▸ **Task objective**:
Copy every line of the following data that includes the string "page".

* BEGIN Provided material *

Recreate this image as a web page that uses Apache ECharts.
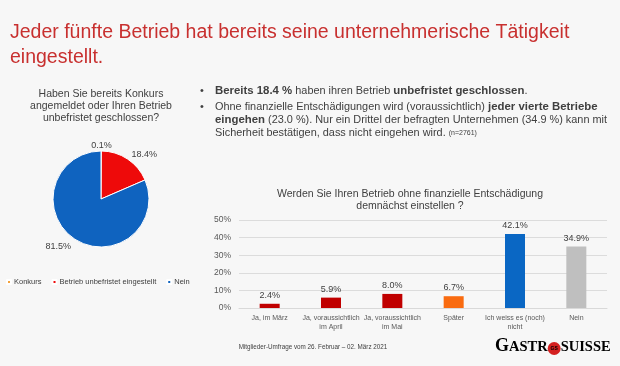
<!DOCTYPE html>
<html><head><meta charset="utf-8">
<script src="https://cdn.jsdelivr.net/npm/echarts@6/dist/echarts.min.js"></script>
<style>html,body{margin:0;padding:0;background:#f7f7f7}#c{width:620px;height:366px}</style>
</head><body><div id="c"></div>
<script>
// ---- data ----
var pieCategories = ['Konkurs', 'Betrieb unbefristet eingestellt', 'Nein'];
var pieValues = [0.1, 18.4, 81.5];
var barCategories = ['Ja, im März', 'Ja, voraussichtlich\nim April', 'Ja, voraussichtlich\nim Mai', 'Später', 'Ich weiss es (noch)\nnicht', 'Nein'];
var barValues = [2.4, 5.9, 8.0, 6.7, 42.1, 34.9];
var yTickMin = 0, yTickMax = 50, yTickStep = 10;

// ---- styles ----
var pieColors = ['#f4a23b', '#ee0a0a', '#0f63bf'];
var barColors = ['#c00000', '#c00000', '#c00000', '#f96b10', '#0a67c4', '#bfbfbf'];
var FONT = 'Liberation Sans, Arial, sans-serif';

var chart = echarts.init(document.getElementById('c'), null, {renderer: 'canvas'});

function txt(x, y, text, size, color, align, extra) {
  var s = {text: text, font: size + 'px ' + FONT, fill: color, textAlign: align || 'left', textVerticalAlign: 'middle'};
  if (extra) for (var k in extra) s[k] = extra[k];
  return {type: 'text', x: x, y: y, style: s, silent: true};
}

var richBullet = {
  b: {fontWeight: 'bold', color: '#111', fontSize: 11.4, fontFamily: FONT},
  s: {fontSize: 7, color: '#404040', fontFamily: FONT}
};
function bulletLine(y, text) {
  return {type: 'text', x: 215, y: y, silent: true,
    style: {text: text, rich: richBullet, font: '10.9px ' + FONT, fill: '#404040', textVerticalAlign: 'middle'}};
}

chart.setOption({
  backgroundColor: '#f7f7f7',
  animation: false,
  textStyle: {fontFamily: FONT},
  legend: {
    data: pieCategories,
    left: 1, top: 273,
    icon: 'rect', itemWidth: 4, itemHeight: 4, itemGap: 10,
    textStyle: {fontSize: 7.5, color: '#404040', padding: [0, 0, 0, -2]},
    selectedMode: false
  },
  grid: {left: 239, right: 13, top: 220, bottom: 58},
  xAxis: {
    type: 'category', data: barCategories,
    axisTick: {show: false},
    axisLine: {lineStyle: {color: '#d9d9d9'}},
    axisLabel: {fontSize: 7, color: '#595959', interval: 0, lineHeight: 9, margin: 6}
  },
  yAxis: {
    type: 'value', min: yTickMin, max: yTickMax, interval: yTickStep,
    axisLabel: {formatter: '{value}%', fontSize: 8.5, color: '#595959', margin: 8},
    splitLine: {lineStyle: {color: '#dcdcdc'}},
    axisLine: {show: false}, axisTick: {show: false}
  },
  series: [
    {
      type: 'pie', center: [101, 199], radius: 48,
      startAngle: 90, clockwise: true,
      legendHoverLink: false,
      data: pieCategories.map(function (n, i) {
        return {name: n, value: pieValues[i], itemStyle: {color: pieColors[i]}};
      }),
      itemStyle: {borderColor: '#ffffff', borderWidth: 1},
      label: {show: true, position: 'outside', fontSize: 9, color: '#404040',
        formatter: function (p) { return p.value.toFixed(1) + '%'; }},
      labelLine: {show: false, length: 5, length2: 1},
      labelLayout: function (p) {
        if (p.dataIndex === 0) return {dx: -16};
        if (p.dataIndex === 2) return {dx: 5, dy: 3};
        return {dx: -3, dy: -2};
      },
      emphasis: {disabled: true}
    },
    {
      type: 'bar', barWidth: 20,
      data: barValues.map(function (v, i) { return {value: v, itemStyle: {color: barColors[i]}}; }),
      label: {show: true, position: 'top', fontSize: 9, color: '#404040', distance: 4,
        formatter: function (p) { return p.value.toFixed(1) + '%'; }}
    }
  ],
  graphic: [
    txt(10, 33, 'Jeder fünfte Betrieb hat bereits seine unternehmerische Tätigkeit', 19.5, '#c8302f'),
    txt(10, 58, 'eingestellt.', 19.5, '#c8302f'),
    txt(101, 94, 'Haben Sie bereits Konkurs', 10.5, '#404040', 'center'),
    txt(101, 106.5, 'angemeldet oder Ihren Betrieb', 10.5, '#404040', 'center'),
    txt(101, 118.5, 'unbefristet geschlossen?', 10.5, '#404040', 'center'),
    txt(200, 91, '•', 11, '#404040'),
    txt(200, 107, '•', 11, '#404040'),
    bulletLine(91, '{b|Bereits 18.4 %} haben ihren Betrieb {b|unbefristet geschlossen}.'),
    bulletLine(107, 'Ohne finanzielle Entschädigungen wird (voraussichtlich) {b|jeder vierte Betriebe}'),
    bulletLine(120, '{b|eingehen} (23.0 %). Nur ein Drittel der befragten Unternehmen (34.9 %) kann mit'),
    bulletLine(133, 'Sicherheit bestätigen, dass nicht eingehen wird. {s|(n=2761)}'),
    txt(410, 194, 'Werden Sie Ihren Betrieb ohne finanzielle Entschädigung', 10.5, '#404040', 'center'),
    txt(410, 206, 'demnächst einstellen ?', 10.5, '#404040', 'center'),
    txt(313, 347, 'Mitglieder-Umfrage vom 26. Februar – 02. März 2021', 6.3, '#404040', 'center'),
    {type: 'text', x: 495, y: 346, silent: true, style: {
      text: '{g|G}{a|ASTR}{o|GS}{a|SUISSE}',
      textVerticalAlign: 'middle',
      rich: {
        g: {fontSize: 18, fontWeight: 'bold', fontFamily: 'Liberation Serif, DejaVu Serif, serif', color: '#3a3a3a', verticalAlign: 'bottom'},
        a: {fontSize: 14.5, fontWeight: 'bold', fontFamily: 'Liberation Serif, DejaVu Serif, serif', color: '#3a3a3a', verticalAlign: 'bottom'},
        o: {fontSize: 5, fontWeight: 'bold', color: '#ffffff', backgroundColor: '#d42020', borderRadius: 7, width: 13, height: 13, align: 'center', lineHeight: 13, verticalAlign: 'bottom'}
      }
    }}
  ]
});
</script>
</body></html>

* END Provided material *
* BEGIN Provided material *

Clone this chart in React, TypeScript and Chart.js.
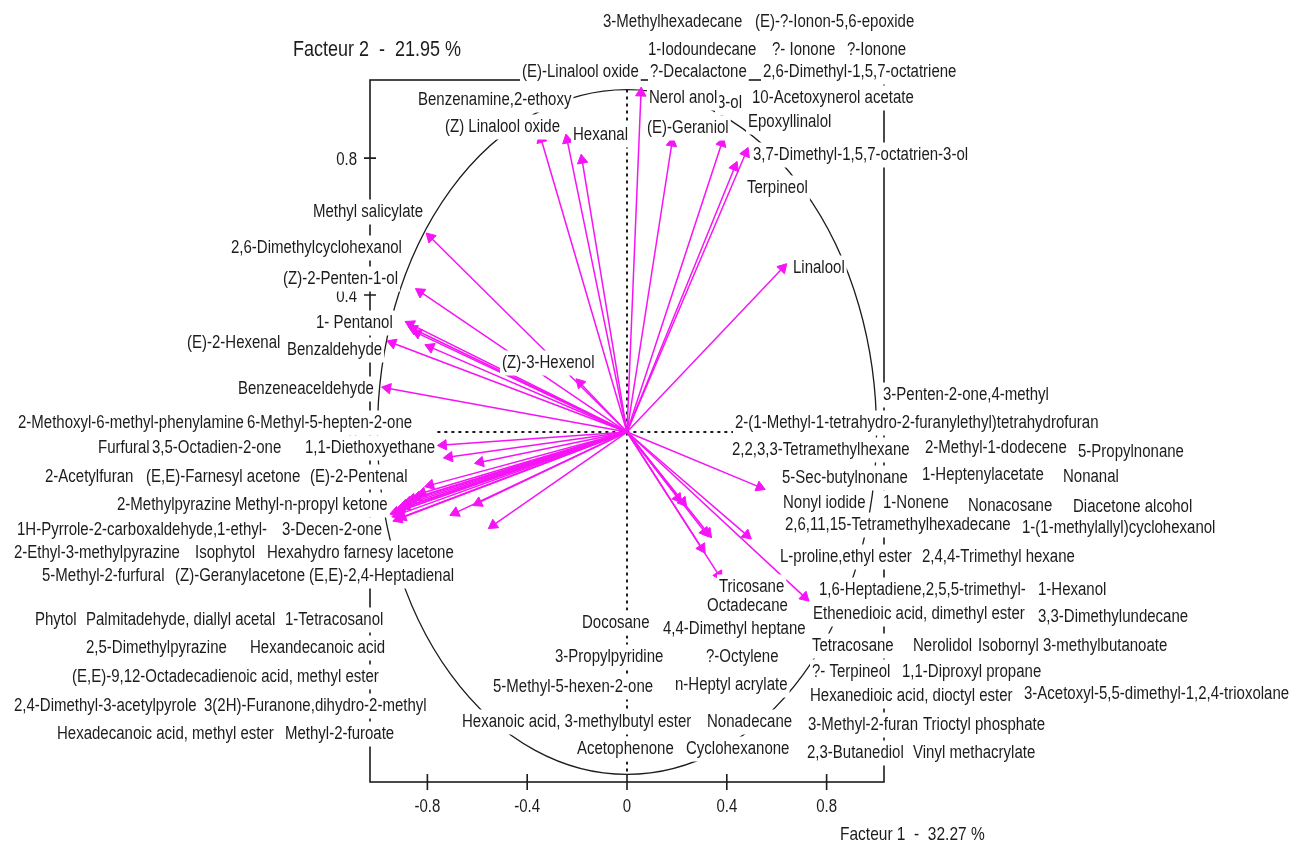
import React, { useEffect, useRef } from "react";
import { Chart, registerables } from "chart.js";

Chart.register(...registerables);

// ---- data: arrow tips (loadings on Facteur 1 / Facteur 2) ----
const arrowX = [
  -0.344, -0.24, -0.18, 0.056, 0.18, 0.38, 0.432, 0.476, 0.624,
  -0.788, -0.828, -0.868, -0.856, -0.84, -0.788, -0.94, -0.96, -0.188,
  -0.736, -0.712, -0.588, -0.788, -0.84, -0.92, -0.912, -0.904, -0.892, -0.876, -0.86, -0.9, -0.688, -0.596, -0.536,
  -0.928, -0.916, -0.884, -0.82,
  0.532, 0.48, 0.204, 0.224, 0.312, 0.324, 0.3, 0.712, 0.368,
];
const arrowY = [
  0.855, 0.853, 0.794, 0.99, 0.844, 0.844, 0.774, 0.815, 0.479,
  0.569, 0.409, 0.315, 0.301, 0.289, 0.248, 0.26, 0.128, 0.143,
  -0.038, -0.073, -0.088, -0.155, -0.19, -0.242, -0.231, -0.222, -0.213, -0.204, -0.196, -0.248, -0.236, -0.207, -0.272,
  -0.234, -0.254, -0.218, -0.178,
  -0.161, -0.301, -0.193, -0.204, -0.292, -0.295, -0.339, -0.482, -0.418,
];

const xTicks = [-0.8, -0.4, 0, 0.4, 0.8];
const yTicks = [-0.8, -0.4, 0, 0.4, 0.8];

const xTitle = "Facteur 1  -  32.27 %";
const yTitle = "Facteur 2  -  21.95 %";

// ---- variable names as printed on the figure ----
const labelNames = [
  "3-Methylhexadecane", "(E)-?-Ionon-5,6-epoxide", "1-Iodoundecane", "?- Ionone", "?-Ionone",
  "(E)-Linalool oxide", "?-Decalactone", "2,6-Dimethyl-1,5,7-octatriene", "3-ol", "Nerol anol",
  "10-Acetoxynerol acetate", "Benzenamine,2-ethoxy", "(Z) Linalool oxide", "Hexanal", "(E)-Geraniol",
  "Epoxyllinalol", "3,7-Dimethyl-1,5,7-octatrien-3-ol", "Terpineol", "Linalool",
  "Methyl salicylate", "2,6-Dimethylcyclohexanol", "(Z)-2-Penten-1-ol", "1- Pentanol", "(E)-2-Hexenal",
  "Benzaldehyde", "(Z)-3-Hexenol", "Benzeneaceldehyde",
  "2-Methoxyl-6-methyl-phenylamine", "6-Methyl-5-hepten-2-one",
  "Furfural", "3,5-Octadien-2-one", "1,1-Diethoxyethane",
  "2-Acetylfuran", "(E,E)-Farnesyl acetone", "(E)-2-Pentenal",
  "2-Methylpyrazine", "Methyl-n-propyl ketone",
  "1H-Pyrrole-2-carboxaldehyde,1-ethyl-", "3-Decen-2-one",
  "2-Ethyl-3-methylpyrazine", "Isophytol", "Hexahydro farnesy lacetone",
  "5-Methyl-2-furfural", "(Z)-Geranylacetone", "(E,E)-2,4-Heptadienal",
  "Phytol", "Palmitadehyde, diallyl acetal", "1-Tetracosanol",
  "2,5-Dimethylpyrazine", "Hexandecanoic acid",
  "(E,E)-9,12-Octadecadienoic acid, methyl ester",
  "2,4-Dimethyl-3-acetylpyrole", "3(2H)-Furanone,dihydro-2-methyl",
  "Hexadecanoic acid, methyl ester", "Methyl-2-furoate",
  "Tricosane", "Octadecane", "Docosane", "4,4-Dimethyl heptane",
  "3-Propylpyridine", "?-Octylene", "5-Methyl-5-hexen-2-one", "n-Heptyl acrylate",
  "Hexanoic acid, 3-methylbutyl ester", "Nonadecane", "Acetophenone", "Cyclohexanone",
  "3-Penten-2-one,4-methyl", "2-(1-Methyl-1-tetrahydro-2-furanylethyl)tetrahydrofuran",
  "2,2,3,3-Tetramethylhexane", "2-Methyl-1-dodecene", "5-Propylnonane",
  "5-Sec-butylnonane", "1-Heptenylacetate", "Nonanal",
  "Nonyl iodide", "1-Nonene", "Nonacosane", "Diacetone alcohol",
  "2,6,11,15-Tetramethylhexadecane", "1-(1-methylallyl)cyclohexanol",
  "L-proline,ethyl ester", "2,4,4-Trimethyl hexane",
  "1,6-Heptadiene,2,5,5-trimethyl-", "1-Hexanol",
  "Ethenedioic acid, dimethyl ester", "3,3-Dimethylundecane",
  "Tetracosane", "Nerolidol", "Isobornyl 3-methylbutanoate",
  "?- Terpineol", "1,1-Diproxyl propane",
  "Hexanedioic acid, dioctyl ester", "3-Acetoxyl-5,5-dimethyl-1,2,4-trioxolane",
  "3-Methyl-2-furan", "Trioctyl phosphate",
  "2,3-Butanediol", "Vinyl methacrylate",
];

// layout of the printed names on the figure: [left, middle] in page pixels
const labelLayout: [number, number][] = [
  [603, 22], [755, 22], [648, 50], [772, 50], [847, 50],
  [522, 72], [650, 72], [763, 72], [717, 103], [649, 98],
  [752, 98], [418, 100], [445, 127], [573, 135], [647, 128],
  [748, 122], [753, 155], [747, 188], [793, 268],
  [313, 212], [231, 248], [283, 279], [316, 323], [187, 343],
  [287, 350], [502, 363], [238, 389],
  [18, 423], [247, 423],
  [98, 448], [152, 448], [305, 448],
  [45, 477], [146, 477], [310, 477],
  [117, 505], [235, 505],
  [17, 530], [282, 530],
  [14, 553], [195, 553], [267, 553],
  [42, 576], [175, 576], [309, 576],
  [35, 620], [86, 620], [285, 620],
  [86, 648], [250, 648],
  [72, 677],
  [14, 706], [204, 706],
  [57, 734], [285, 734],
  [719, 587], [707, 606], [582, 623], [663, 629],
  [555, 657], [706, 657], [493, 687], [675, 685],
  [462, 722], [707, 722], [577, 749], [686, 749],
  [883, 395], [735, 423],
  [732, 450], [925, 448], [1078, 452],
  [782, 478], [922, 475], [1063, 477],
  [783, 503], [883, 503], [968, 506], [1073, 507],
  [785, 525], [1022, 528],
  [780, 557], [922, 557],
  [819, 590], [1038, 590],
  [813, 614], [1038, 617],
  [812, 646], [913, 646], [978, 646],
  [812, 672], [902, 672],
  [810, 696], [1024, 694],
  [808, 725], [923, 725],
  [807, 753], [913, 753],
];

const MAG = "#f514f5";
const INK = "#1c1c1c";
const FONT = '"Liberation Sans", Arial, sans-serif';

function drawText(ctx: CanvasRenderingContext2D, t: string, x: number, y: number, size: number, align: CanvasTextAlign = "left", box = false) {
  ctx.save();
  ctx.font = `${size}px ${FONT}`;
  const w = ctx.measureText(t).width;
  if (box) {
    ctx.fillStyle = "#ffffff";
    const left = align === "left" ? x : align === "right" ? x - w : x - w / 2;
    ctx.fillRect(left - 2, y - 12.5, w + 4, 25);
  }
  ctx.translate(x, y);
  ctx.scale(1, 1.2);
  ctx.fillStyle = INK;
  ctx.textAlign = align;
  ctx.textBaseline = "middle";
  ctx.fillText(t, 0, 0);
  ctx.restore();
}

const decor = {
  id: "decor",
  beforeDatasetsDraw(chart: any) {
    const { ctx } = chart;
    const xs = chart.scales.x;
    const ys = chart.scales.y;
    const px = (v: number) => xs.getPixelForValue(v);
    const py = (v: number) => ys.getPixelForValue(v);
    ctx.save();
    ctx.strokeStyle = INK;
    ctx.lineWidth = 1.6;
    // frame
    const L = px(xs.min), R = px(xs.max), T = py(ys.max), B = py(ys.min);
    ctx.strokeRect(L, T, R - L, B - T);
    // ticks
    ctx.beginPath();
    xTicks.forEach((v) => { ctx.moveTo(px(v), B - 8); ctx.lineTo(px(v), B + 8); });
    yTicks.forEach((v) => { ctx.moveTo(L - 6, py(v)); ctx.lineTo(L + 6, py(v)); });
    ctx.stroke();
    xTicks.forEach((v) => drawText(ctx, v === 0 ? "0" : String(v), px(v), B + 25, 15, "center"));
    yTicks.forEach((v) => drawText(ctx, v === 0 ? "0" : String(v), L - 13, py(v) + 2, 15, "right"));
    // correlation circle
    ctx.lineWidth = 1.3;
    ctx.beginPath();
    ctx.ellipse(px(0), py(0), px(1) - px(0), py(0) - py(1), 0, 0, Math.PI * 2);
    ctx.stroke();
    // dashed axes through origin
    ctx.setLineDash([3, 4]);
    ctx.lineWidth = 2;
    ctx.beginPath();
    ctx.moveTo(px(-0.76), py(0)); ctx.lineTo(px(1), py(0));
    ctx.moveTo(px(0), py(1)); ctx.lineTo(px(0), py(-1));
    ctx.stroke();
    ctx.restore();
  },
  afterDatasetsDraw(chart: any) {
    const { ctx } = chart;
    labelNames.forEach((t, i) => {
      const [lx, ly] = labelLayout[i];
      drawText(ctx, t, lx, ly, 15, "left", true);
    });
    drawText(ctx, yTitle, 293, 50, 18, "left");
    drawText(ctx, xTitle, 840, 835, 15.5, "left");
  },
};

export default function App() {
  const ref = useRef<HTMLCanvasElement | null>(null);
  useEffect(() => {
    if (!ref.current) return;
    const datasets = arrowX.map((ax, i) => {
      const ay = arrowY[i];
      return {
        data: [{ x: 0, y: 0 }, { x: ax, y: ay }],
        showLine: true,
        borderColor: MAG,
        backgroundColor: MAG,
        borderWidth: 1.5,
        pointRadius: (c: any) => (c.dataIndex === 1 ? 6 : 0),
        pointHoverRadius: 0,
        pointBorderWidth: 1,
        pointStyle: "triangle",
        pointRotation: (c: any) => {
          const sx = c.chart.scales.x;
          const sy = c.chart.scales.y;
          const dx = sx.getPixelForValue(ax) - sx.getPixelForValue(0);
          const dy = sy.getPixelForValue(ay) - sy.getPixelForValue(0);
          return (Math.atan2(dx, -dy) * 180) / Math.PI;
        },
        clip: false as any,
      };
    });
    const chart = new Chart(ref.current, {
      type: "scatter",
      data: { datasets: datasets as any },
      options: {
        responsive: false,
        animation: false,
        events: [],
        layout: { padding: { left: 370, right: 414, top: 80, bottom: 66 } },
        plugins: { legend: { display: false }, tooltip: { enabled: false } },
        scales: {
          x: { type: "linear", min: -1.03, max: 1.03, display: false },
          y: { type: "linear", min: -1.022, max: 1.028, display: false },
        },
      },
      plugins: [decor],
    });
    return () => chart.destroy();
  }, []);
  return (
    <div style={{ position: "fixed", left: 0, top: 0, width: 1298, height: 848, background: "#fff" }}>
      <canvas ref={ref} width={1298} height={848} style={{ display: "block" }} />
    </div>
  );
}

* END Provided material *
* BEGIN Provided material *

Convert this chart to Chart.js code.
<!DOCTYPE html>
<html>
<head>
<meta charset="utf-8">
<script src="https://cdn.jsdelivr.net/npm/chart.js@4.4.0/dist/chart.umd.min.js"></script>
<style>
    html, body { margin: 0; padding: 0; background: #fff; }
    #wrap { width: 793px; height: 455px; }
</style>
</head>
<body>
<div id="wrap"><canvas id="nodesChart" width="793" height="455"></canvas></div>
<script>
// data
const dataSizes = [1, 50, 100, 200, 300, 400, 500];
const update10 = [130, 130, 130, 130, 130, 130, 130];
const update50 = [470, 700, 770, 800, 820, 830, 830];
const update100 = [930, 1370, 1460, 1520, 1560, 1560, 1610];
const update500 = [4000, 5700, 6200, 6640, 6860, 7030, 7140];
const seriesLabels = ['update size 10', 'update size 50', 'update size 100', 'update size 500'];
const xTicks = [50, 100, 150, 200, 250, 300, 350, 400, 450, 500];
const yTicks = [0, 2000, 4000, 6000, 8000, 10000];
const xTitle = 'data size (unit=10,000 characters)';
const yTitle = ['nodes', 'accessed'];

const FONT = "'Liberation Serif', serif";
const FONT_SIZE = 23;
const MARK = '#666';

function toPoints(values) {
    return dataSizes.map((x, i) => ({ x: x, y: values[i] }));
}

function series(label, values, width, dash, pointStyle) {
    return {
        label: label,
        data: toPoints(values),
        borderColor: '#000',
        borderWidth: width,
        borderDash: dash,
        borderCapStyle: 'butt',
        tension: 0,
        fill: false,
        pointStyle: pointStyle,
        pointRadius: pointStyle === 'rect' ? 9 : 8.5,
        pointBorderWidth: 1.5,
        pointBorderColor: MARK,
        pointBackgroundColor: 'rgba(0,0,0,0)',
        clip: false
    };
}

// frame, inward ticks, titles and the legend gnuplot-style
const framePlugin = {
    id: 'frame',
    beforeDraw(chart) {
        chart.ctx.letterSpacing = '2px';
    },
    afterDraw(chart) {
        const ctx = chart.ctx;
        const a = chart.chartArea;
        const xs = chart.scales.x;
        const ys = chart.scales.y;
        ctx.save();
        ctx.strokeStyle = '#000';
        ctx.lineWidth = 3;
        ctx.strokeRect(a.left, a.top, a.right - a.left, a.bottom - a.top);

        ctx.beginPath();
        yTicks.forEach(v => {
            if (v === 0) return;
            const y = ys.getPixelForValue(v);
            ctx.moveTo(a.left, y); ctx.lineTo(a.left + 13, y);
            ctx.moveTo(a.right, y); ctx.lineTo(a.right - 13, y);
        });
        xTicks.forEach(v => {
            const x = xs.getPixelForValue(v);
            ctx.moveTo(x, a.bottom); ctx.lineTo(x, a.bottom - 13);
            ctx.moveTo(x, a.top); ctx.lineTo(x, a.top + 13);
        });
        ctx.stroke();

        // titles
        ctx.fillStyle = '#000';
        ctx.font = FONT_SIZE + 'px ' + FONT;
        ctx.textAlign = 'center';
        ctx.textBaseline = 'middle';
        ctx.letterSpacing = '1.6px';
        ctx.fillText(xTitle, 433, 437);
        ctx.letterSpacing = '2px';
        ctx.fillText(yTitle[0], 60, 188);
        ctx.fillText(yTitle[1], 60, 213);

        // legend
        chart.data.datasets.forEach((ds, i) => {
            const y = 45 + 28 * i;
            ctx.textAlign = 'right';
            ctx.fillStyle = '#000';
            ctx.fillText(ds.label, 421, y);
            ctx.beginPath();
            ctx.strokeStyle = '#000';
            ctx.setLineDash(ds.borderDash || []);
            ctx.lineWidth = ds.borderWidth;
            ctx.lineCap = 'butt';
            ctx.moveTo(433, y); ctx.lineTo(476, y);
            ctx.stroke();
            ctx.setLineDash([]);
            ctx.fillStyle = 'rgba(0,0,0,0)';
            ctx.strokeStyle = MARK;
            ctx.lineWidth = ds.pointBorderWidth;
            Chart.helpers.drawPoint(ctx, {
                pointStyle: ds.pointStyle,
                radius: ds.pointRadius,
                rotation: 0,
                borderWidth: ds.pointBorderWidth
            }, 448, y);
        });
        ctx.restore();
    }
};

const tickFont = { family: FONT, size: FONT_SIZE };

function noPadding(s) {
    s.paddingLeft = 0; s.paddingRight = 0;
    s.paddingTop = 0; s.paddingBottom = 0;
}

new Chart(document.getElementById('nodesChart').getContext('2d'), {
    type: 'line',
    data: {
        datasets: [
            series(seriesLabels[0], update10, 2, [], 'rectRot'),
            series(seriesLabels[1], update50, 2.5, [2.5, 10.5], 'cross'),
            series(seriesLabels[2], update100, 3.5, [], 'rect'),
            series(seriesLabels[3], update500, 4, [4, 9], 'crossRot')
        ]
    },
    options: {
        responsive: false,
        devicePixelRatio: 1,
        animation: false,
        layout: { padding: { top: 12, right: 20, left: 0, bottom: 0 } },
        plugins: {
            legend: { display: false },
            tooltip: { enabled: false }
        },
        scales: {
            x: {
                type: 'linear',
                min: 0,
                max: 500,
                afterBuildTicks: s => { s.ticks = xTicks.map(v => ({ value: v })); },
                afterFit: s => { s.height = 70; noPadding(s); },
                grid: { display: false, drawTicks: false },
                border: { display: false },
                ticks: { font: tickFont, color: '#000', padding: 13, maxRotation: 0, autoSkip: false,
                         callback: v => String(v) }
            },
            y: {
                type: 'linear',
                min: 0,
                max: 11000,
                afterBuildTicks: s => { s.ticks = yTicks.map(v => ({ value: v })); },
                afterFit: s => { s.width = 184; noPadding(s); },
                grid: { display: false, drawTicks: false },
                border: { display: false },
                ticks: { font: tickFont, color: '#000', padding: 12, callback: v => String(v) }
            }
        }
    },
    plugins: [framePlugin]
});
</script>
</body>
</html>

* END Provided material *

▸ **Task answer**:
Recreate this image as a web page that uses Apache ECharts.
// layout of the printed names on the figure: [left, middle] in page pixels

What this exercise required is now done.